Monday, October 18, 2010

Writing: The Tough Stuff

Ink and paper are sometimes passionate lovers, oftentimes brother and sister, and occasionally mortal enemies.

I’ve been working on a short story in preparation for NaNoWriMo, and I’ve hit a dark spot that I’ve never encountered before. I’ve read that in the beginning stages of writing a story, you’re excited and love your characters, plot, setting, etc. But, unfortunately, that excitement dies down and so does your will to write. This isn’t something that has only happened to me. It’s something I think most writers encounter.

I’m at a point in my story writing where I hate my characters. I despise the landscape that I see every time I open the document to further the story. I’m finding holes in my plot that I don’t know how to fix, and my urge to delete the whole story grows every time I look at it.

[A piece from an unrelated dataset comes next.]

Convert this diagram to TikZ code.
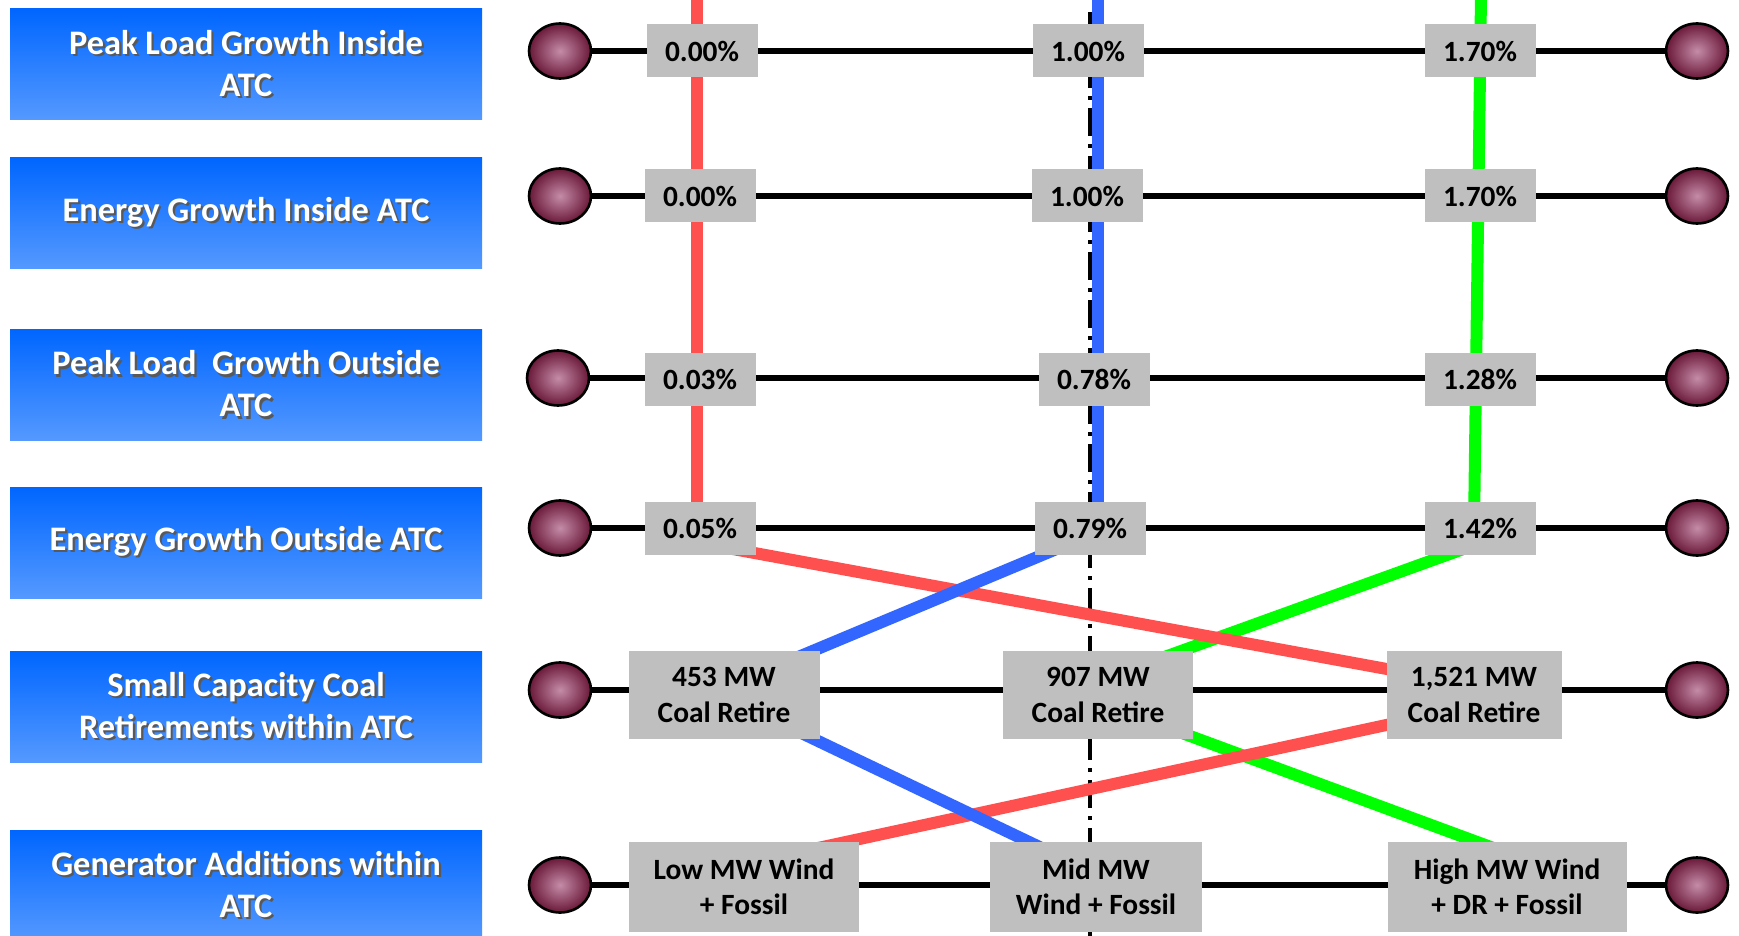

I think this is what separates wannabe writers from real writers: the will to get over this hurdle.

This story was obviously exciting to me at one point and it can be again. I just have to reacquaint myself with the characters, fix those pesky plot holes, and tweak the setting so I can be happy envisioning it. And, that takes willpower. Sometimes, it feels more like homework than a craft I love, and it probably will feel that way until I get the story back on track. But, when I emerge with a completed piece, something tells me that I’ll be much happier than I would be if I highlighted the entire story and hit the delete button.

Wish me luck!


  1. You'll totally get over it :) Pretty soon you'll be wondering how you could have ever hated it! Besides, any writing is good practice for Nano...

  2. This reminds me of the ASI Newsletter articles you wrote about getting over writer's block and creating a happy writing environment.

    I hope you keep pushing through, not just because I can't wait to read your work, but because you are a GREAT writer.

  3. I'd say take a break if you can and then come back to it. Maybe if you are still feeling radical you can take pieces you like and the same inspirational characters, but place them in new situations and scenes.

    I used to write what I thought was a final draft of poetry and short stories, just to have my writing professor push me hard to make drastic changes. So, I would take the elements I liked, scrap the rest, and end up with a much better finished product by draft five or six.

    And, usually as a writer you are your own worst critic. So, I'd agree with Jenny by saying that I bet it's great and someday you'll re-visit it and realize that. Right now you are just too close to love it!